Almost every Government and Council has a vision, or plan, to get more people cycling for transport and leisure.
The bicycle is a popular mode of transport, but participation rates are somewhat stagnant.
If we want more people to ride, then it’s important to understand the process of change.
We’ve all got a friend, family member or co-worker who complains about traffic congestion. We think he/she should ride a bike, but we don’t know how to encourage them to change.
There are several stages of change. Here’s what to do.

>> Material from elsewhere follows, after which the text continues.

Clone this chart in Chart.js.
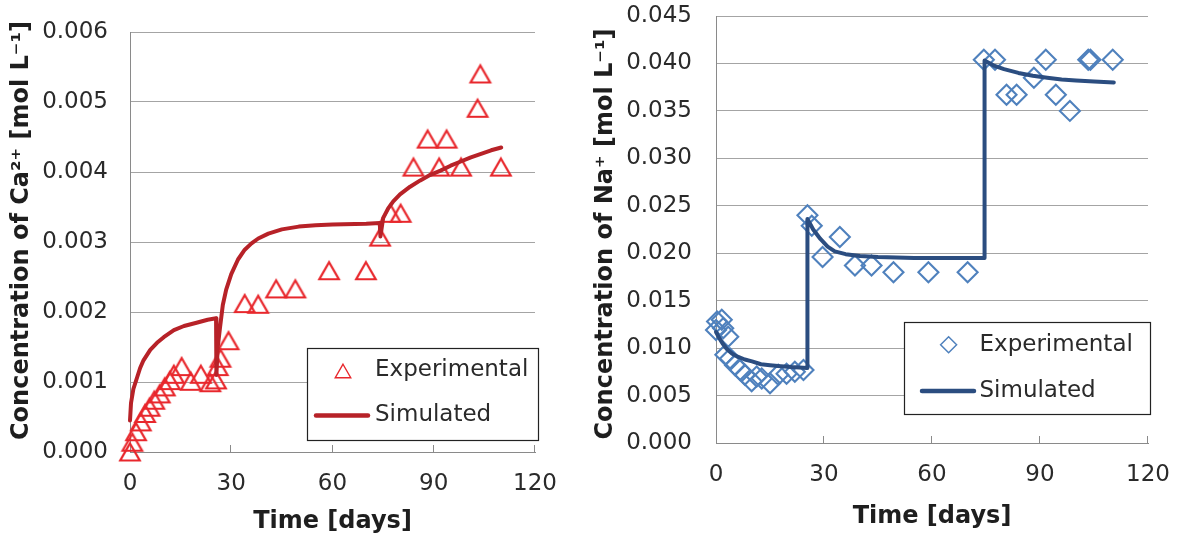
<!DOCTYPE html>
<html><head><meta charset="utf-8">
<script src="https://cdn.jsdelivr.net/npm/chart.js@4/dist/chart.umd.min.js"></script>
<style>
html,body{margin:0;padding:0;background:#fff;}
#wrap{position:relative;width:1177px;height:542px;overflow:hidden;background:#fff;}
.box{position:absolute;top:0;height:542px;}
canvas{display:block;}
</style></head><body>
<div id="wrap">
<div class="box" style="left:0;width:585px"><canvas id="c1" width="585" height="542"></canvas></div>
<div class="box" style="left:585px;width:592px"><canvas id="c2" width="592" height="542"></canvas></div>
</div>
<script>
// ---------- data ----------
const SERIES_NAMES = ['Experimental', 'Simulated'];
const X_TITLE = 'Time [days]';
const CA_Y_TITLE = 'Concentration of Ca\u00B2\u207A [mol L\u207B\u00B9]';
const NA_Y_TITLE = 'Concentration of Na\u207A [mol L\u207B\u00B9]';
const X_TICKS = [0, 30, 60, 90, 120];
const CA_Y_TICKS = [0, 0.001, 0.002, 0.003, 0.004, 0.005, 0.006];
const NA_Y_TICKS = [0, 0.005, 0.010, 0.015, 0.020, 0.025, 0.030, 0.035, 0.040, 0.045];

const CA_EXP_DAYS = [0, 0.7, 1.8, 3.2, 4.5, 5.8, 7.2, 8.8, 10.3, 11.8, 13, 15.3, 18, 21, 23.8, 25.5, 26, 26.8, 29.2, 34, 38, 43.3, 49, 59, 69.9, 74.1, 77.2, 80.2, 84, 88.2, 91.6, 93.8, 98.1, 103, 103.8, 109.9];
const CA_EXP_VALUES = [0, 0.00014, 0.00029, 0.00043, 0.00055, 0.00064, 0.00074, 0.00083, 0.00093, 0.00102, 0.00111, 0.00122, 0.00101, 0.00111, 0.00099, 0.00103, 0.00122, 0.00134, 0.00159, 0.00212, 0.00211, 0.00233, 0.00233, 0.00259, 0.00259, 0.00307, 0.00341, 0.00341, 0.00407, 0.00447, 0.00407, 0.00447, 0.00407, 0.00491, 0.0054, 0.00407];

const CA_SIM_DAYS = [0, 0.3, 1, 2, 3, 4, 6, 8, 10, 13, 16, 20, 23, 25.5, 25.6, 26, 26.7, 27.5, 28.5, 30, 32, 34, 36, 38, 41, 45, 50, 55, 60, 70, 74, 74.2, 75, 76.5, 78, 80, 83, 86, 89, 92, 95, 98, 101, 104, 107, 110];
const CA_SIM_VALUES = [0.00045, 0.0007, 0.0009, 0.00105, 0.0012, 0.00131, 0.00146, 0.00156, 0.00164, 0.00174, 0.0018, 0.00185, 0.00189, 0.00191, 0.0011, 0.0015, 0.00179, 0.0021, 0.00232, 0.00254, 0.00275, 0.00289, 0.00298, 0.00305, 0.00312, 0.00318, 0.00322, 0.00324, 0.00325, 0.00326, 0.00327, 0.00308, 0.00334, 0.00348, 0.00358, 0.00368, 0.00379, 0.00388, 0.00396, 0.00402, 0.00409, 0.00415, 0.00421, 0.00426, 0.00431, 0.00435];

const NA_EXP_DAYS = [0, 0.3, 1.6, 2, 3.4, 2.6, 3.9, 5.3, 6.7, 8, 9.9, 11.3, 12.7, 15, 17.3, 19.6, 21.9, 24.3, 25.4, 26.6, 29.6, 34.4, 38.6, 43.2, 49.3, 59, 69.9, 74.4, 77.5, 80.7, 83.5, 88.3, 91.6, 94.4, 98.3, 103.4, 104, 110.2];
const NA_EXP_VALUES = [0.0119, 0.0128, 0.013, 0.0121, 0.0112, 0.0093, 0.0089, 0.0082, 0.0077, 0.0072, 0.0065, 0.007, 0.0068, 0.0063, 0.0072, 0.0073, 0.0075, 0.0077, 0.024, 0.0229, 0.0196, 0.0217, 0.0187, 0.0187, 0.018, 0.018, 0.018, 0.0404, 0.0404, 0.0367, 0.0367, 0.0385, 0.0404, 0.0367, 0.035, 0.0404, 0.0404, 0.0404];

const NA_SIM_DAYS = [0, 1, 2, 3, 4.5, 6, 8, 10, 12.5, 15, 18, 21, 25.3, 25.4, 27, 29, 31, 33, 36, 40, 45, 55, 65, 74.5, 74.6, 77, 80, 84, 88, 92, 96, 100, 105, 110.5];
const NA_SIM_VALUES = [0.0117, 0.011, 0.0104, 0.0099, 0.0094, 0.0091, 0.0088, 0.0086, 0.0083, 0.0082, 0.0081, 0.008, 0.0079, 0.0236, 0.0225, 0.0215, 0.0207, 0.0202, 0.0199, 0.0197, 0.0196, 0.0195, 0.0195, 0.0195, 0.0403, 0.0398, 0.0394, 0.039, 0.0387, 0.0385, 0.0383, 0.0382, 0.0381, 0.038];

// ---------- styles ----------
const FONT = '"DejaVu Sans", sans-serif';
const GRID = '#a4a4a4';
const AXIS = '#8a8a8a';
const TICK_COLOR = '#2a2a2a';
const TITLE_COLOR = '#1e1e1e';
Chart.defaults.font.family = FONT;

function triangleMarker(w, h, lw, color) {
  const c = document.createElement('canvas');
  const pad = Math.ceil(lw) + 1;
  c.width = Math.round(w + 2 * pad);
  c.height = Math.round(h + 2 * pad);
  const g = c.getContext('2d');
  const cx = c.width / 2, cy = c.height / 2;
  g.beginPath();
  g.moveTo(cx, cy - h / 2);
  g.lineTo(cx + w / 2, cy + h / 2);
  g.lineTo(cx - w / 2, cy + h / 2);
  g.closePath();
  g.lineWidth = lw;
  g.strokeStyle = color;
  g.lineJoin = 'miter';
  g.stroke();
  return c;
}

const RED_MARK = '#e8272c';
const RED_LINE = '#b72228';
const BLUE_MARK = '#4f81bd';
const BLUE_LINE = '#2b4d80';
const TRI = triangleMarker(19.5, 17, 2.2, RED_MARK);
const TRI_LEG = triangleMarker(15.5, 13.5, 1.4, RED_MARK);

function pts(xs, ys) { return xs.map((x, i) => ({ x: x, y: ys[i] })); }

const decorPlugin = {
  id: 'decor',
  afterDraw(chart, args, o) {
    const ctx = chart.ctx, xs = chart.scales.x, ys = chart.scales.y;
    ctx.save();
    // inward tick marks on x axis
    ctx.strokeStyle = AXIS; ctx.lineWidth = 1;
    const yb = Math.round(ys.getPixelForValue(0));
    X_TICKS.forEach(v => {
      if (v === 0) return;
      const px = Math.round(xs.getPixelForValue(v)) - 0.5;
      ctx.beginPath(); ctx.moveTo(px, yb); ctx.lineTo(px, yb - 7); ctx.stroke();
    });
    // legend box
    const L = o.legend;
    ctx.fillStyle = '#ffffff';
    ctx.fillRect(L.x, L.y, L.w, L.h);
    ctx.strokeStyle = '#222'; ctx.lineWidth = 1.2;
    ctx.strokeRect(L.x + 0.5, L.y + 0.5, L.w, L.h);
    // marker
    if (o.markerImg) {
      ctx.drawImage(o.markerImg, Math.round(L.x + L.mx - o.markerImg.width / 2), Math.round(L.y + L.my - o.markerImg.height / 2));
    } else {
      ctx.strokeStyle = o.markerColor; ctx.fillStyle = 'rgba(0,0,0,0)'; ctx.lineWidth = 1.5;
      Chart.helpers.drawPoint(ctx, { pointStyle: 'rectRot', radius: o.markerRadius, borderWidth: 1.5, rotation: 0 }, L.x + L.mx, L.y + L.my);
    }
    ctx.font = '23px ' + FONT; ctx.fillStyle = TICK_COLOR; ctx.textAlign = 'left'; ctx.textBaseline = 'middle';
    ctx.fillText(SERIES_NAMES[0], L.x + L.tx, L.y + L.r1);
    ctx.strokeStyle = o.lineColor; ctx.lineWidth = 4.5; ctx.lineCap = 'round';
    ctx.beginPath(); ctx.moveTo(L.x + L.lx1, L.y + L.r2); ctx.lineTo(L.x + L.lx2, L.y + L.r2); ctx.stroke();
    ctx.fillStyle = TICK_COLOR;
    ctx.fillText(SERIES_NAMES[1], L.x + L.tx, L.y + L.r2);
    // y title
    ctx.translate(o.yTitle.x, o.yTitle.y);
    ctx.rotate(-Math.PI / 2);
    ctx.font = 'bold 24px ' + FONT; ctx.textAlign = 'center'; ctx.textBaseline = 'middle'; ctx.fillStyle = TITLE_COLOR;
    ctx.fillText(o.yTitle.text, 0, 0);
    ctx.restore();
  }
};

function buildChart(id, s) {
  return new Chart(document.getElementById(id), {
    type: 'scatter',
    data: {
      datasets: [
        { label: SERIES_NAMES[1], type: 'line', data: pts(s.simX, s.simY), borderColor: s.lineColor, borderWidth: 4,
          pointRadius: 0, tension: 0, fill: false, order: 0, clip: false, borderJoinStyle: 'round', borderCapStyle: 'round' },
        { label: SERIES_NAMES[0], data: pts(s.expX, s.expY), pointStyle: s.pointStyle, pointRadius: s.pointRadius,
          borderColor: s.markColor, backgroundColor: 'rgba(0,0,0,0)', pointBorderWidth: 2.1, order: 1, clip: false, showLine: false }
      ]
    },
    options: {
      responsive: false, animation: false, devicePixelRatio: 1,
      layout: { padding: s.padding },
      plugins: { legend: { display: false }, tooltip: { enabled: false }, decor: s.decor },
      scales: {
        x: {
          type: 'linear', min: 0, max: 120,
          afterBuildTicks: sc => { sc.ticks = X_TICKS.map(v => ({ value: v })); },
          afterFit: sc => { sc.height = s.xHeight; sc.paddingLeft = 0; sc.paddingRight = 0; },
          grid: { drawOnChartArea: false, drawTicks: false },
          border: { display: true, color: AXIS, width: 1 },
          ticks: { padding: 18, color: TICK_COLOR, font: { size: 23 }, maxRotation: 0, autoSkip: false, callback: v => String(v) },
          title: { display: true, text: X_TITLE, color: TITLE_COLOR, font: { size: 24, weight: 'bold' }, padding: { top: 0, bottom: s.xTitlePad } }
        },
        y: {
          type: 'linear', min: 0, max: s.yMax,
          afterBuildTicks: sc => { sc.ticks = s.yTicks.map(v => ({ value: v })); },
          afterFit: sc => { sc.width = s.yWidth; sc.paddingTop = 0; sc.paddingBottom = 0; },
          grid: { color: GRID, drawTicks: false, lineWidth: 1 },
          border: { display: true, color: AXIS, width: 1 },
          ticks: { padding: s.yTickPad, color: TICK_COLOR, font: { size: 23 }, callback: v => Number(v).toFixed(3) },
          title: { display: false }
        }
      }
    },
    plugins: [decorPlugin]
  });
}

buildChart('c1', {
  simX: CA_SIM_DAYS, simY: CA_SIM_VALUES, expX: CA_EXP_DAYS, expY: CA_EXP_VALUES,
  lineColor: RED_LINE, markColor: RED_MARK, pointStyle: TRI, pointRadius: 10,
  padding: { left: 0, top: 32, right: 50, bottom: 0 }, yWidth: 130, xHeight: 90,
  yMax: 0.006, yTicks: CA_Y_TICKS, yTickPad: 22, xTitlePad: 5.6,
  decor: {
    legend: { x: 307, y: 348, w: 231, h: 92, mx: 36, my: 22.5, tx: 68, r1: 22, r2: 67.5, lx1: 9, lx2: 61 },
    markerImg: TRI_LEG, lineColor: RED_LINE,
    yTitle: { x: 21.7, y: 230.5, text: CA_Y_TITLE }
  }
});

buildChart('c2', {
  simX: NA_SIM_DAYS, simY: NA_SIM_VALUES, expX: NA_EXP_DAYS, expY: NA_EXP_VALUES,
  lineColor: BLUE_LINE, markColor: BLUE_MARK, pointStyle: 'rectRot', pointRadius: 10,
  padding: { left: 0, top: 16, right: 29, bottom: 0 }, yWidth: 131, xHeight: 99,
  yMax: 0.045, yTicks: NA_Y_TICKS, yTickPad: 24, xTitlePad: 10.6,
  decor: {
    legend: { x: 319, y: 322, w: 246, h: 92, mx: 44.6, my: 22.8, tx: 75.5, r1: 22.8, r2: 69, lx1: 18, lx2: 70 },
    markerImg: null, markerColor: BLUE_MARK, markerRadius: 8, lineColor: BLUE_LINE,
    yTitle: { x: 21, y: 234, text: NA_Y_TITLE }
  }
});
</script>
</body></html>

(1) Defensive – People in this stage are not thinking about change and defend their current travel behaviour. They enjoy travelling alone in their private car. The positives and benefits of their existing travel behaviour (the comfort of their own car) outweighs any costs or adverse consequences (traffic congestion, fuel costs, car parking fees) so they are happy to continue using their car.
The only thing you can really do is to have a quick chat about any problems they face driving to work.
(2) Maybe – This is when people are starting to think about a change. They are facing problems such as increased car parking charges, worsening traffic congestion, unreliable travel times or putting on extra unwanted kilos. People in this stage are open to change.
There’s an opportunity to discuss how their behaviour is impacting others. For example, being stuck in traffic congestion means they’re arriving at work angry or getting up extra early to beat the traffic is disrupting family life. This might create a compelling reason to change.
(3) Apprehensive – This is when most people will find that they can see equal reasons to change and stay the same. They are considering riding a bicycle, but they feel ambivalent about taking the next step. On the one hand they are experiencing some adverse consequences of driving (stress, frustration, tiredness, costs). On the other hand, they are feeling nervous about getting on their bike.
Now is the time to discuss the advantages and disadvantages of changing or staying the same. What are the benefits for them of changing from the car to the bike?
(4) Ready – They’ve decided to change and are getting ready to give their new mode of transport a ‘red hot go’!
There’s never been a better time to have a conversation about how change has happened in the past – whether it was dieting, exercising or healthy eating. What was accomplished then? What were the biggest challenges? What worked well?
(5) On their bike – They are now riding a bike for transport and for fun. They’re making great steps towards significant change. For example, cycling to work, riding to the café, talking about selling the 2nd car. There is of course a chance they’ll give up: running late, feeling tired or working late are great excuses to get back in the car.
Be supportive. Offer words of encouragement. Tell them about the positive changes that you’ve seen. Perhaps they’ve lost weight, they’re less stressed or they appear heaps happier.
(6) Cycling – Changes have been made. The 2nd car has been sold and they are cycling to and from work. They’ve avoided the temptation to return to the car when it’s too hot, too cold, too wet, Monday or Friday.
(7) Advocating – They’ve gone from being a car driver to a bicycle advocate. They’re spreading the word and enjoy telling others about the benefits they’ve experienced from riding their bicycle.
Change takes time. If we really want more people to ride, then first let’s understand the process of change.
Are your community ready to change? Or, are they looking for more support?